*INSTRUCTION*:
Write each record again exactly as it stands.

· · ·

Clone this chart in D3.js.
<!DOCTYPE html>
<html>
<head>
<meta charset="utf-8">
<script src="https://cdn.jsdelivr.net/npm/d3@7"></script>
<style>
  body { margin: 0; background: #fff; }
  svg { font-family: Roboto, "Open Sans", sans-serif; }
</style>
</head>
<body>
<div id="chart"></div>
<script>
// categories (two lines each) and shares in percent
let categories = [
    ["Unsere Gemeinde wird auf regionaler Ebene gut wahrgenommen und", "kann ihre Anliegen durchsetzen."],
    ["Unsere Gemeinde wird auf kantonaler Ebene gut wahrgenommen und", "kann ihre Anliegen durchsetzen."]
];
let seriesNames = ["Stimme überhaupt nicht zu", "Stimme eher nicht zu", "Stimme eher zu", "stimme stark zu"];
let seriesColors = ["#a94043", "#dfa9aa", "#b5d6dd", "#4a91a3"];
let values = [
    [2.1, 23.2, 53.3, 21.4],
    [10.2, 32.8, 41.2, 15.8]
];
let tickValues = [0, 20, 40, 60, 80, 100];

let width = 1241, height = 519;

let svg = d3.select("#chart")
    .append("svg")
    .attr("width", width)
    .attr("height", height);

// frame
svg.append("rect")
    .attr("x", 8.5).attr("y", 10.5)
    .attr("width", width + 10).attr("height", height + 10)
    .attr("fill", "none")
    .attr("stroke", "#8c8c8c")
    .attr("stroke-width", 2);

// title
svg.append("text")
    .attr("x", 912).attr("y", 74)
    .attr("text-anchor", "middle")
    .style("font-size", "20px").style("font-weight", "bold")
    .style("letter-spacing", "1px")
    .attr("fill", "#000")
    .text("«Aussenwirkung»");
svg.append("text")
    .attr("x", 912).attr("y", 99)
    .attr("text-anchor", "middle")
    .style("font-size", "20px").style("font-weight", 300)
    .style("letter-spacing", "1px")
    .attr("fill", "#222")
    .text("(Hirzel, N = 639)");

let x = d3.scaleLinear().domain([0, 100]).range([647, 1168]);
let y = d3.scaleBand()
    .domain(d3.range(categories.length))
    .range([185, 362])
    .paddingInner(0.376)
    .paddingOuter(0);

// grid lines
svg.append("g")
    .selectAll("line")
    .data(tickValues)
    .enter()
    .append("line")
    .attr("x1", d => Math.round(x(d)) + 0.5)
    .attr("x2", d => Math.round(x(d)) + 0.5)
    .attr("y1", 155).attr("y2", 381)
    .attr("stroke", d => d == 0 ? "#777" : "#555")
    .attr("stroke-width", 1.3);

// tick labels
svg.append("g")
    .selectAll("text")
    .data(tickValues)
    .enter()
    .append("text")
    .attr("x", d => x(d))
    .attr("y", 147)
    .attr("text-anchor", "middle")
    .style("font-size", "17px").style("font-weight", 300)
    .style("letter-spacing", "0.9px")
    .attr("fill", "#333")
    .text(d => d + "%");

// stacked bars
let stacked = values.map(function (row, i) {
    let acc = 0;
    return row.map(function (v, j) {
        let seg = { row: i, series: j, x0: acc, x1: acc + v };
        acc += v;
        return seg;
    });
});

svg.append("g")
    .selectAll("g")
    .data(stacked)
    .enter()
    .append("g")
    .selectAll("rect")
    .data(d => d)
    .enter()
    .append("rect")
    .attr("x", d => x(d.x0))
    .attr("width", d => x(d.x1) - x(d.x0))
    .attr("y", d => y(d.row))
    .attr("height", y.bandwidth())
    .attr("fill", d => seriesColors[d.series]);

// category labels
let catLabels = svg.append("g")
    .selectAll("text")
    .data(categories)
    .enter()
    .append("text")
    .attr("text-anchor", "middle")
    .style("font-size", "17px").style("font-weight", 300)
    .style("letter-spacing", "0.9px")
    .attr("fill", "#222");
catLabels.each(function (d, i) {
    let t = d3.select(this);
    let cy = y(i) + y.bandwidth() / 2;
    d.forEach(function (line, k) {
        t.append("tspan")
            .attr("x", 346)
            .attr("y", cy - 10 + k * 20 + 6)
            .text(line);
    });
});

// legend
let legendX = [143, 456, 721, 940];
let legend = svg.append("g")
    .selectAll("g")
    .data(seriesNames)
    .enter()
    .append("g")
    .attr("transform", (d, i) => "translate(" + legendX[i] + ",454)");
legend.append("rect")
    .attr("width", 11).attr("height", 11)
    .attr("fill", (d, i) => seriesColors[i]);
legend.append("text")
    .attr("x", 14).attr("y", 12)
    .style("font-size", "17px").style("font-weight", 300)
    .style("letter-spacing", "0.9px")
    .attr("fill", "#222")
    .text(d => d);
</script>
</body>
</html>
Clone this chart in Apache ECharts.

· · ·

*TASK RESPONSE*:
Clone this chart in D3.js.
<!DOCTYPE html>
<html>
<head>
<meta charset="utf-8">
<script src="https://cdn.jsdelivr.net/npm/d3@7"></script>
<style>
  body { margin: 0; background: #fff; }
  svg { font-family: Roboto, "Open Sans", sans-serif; }
</style>
</head>
<body>
<div id="chart"></div>
<script>
// categories (two lines each) and shares in percent
let categories = [
    ["Unsere Gemeinde wird auf regionaler Ebene gut wahrgenommen und", "kann ihre Anliegen durchsetzen."],
    ["Unsere Gemeinde wird auf kantonaler Ebene gut wahrgenommen und", "kann ihre Anliegen durchsetzen."]
];
let seriesNames = ["Stimme überhaupt nicht zu", "Stimme eher nicht zu", "Stimme eher zu", "stimme stark zu"];
let seriesColors = ["#a94043", "#dfa9aa", "#b5d6dd", "#4a91a3"];
let values = [
    [2.1, 23.2, 53.3, 21.4],
    [10.2, 32.8, 41.2, 15.8]
];
let tickValues = [0, 20, 40, 60, 80, 100];

let width = 1241, height = 519;

let svg = d3.select("#chart")
    .append("svg")
    .attr("width", width)
    .attr("height", height);

// frame
svg.append("rect")
    .attr("x", 8.5).attr("y", 10.5)
    .attr("width", width + 10).attr("height", height + 10)
    .attr("fill", "none")
    .attr("stroke", "#8c8c8c")
    .attr("stroke-width", 2);

// title
svg.append("text")
    .attr("x", 912).attr("y", 74)
    .attr("text-anchor", "middle")
    .style("font-size", "20px").style("font-weight", "bold")
    .style("letter-spacing", "1px")
    .attr("fill", "#000")
    .text("«Aussenwirkung»");
svg.append("text")
    .attr("x", 912).attr("y", 99)
    .attr("text-anchor", "middle")
    .style("font-size", "20px").style("font-weight", 300)
    .style("letter-spacing", "1px")
    .attr("fill", "#222")
    .text("(Hirzel, N = 639)");

let x = d3.scaleLinear().domain([0, 100]).range([647, 1168]);
let y = d3.scaleBand()
    .domain(d3.range(categories.length))
    .range([185, 362])
    .paddingInner(0.376)
    .paddingOuter(0);

// grid lines
svg.append("g")
    .selectAll("line")
    .data(tickValues)
    .enter()
    .append("line")
    .attr("x1", d => Math.round(x(d)) + 0.5)
    .attr("x2", d => Math.round(x(d)) + 0.5)
    .attr("y1", 155).attr("y2", 381)
    .attr("stroke", d => d == 0 ? "#777" : "#555")
    .attr("stroke-width", 1.3);

// tick labels
svg.append("g")
    .selectAll("text")
    .data(tickValues)
    .enter()
    .append("text")
    .attr("x", d => x(d))
    .attr("y", 147)
    .attr("text-anchor", "middle")
    .style("font-size", "17px").style("font-weight", 300)
    .style("letter-spacing", "0.9px")
    .attr("fill", "#333")
    .text(d => d + "%");

// stacked bars
let stacked = values.map(function (row, i) {
    let acc = 0;
    return row.map(function (v, j) {
        let seg = { row: i, series: j, x0: acc, x1: acc + v };
        acc += v;
        return seg;
    });
});

svg.append("g")
    .selectAll("g")
    .data(stacked)
    .enter()
    .append("g")
    .selectAll("rect")
    .data(d => d)
    .enter()
    .append("rect")
    .attr("x", d => x(d.x0))
    .attr("width", d => x(d.x1) - x(d.x0))
    .attr("y", d => y(d.row))
    .attr("height", y.bandwidth())
    .attr("fill", d => seriesColors[d.series]);

// category labels
let catLabels = svg.append("g")
    .selectAll("text")
    .data(categories)
    .enter()
    .append("text")
    .attr("text-anchor", "middle")
    .style("font-size", "17px").style("font-weight", 300)
    .style("letter-spacing", "0.9px")
    .attr("fill", "#222");
catLabels.each(function (d, i) {
    let t = d3.select(this);
    let cy = y(i) + y.bandwidth() / 2;
    d.forEach(function (line, k) {
        t.append("tspan")
            .attr("x", 346)
            .attr("y", cy - 10 + k * 20 + 6)
            .text(line);
    });
});

// legend
let legendX = [143, 456, 721, 940];
let legend = svg.append("g")
    .selectAll("g")
    .data(seriesNames)
    .enter()
    .append("g")
    .attr("transform", (d, i) => "translate(" + legendX[i] + ",454)");
legend.append("rect")
    .attr("width", 11).attr("height", 11)
    .attr("fill", (d, i) => seriesColors[i]);
legend.append("text")
    .attr("x", 14).attr("y", 12)
    .style("font-size", "17px").style("font-weight", 300)
    .style("letter-spacing", "0.9px")
    .attr("fill", "#222")
    .text(d => d);
</script>
</body>
</html>
Clone this chart in Apache ECharts.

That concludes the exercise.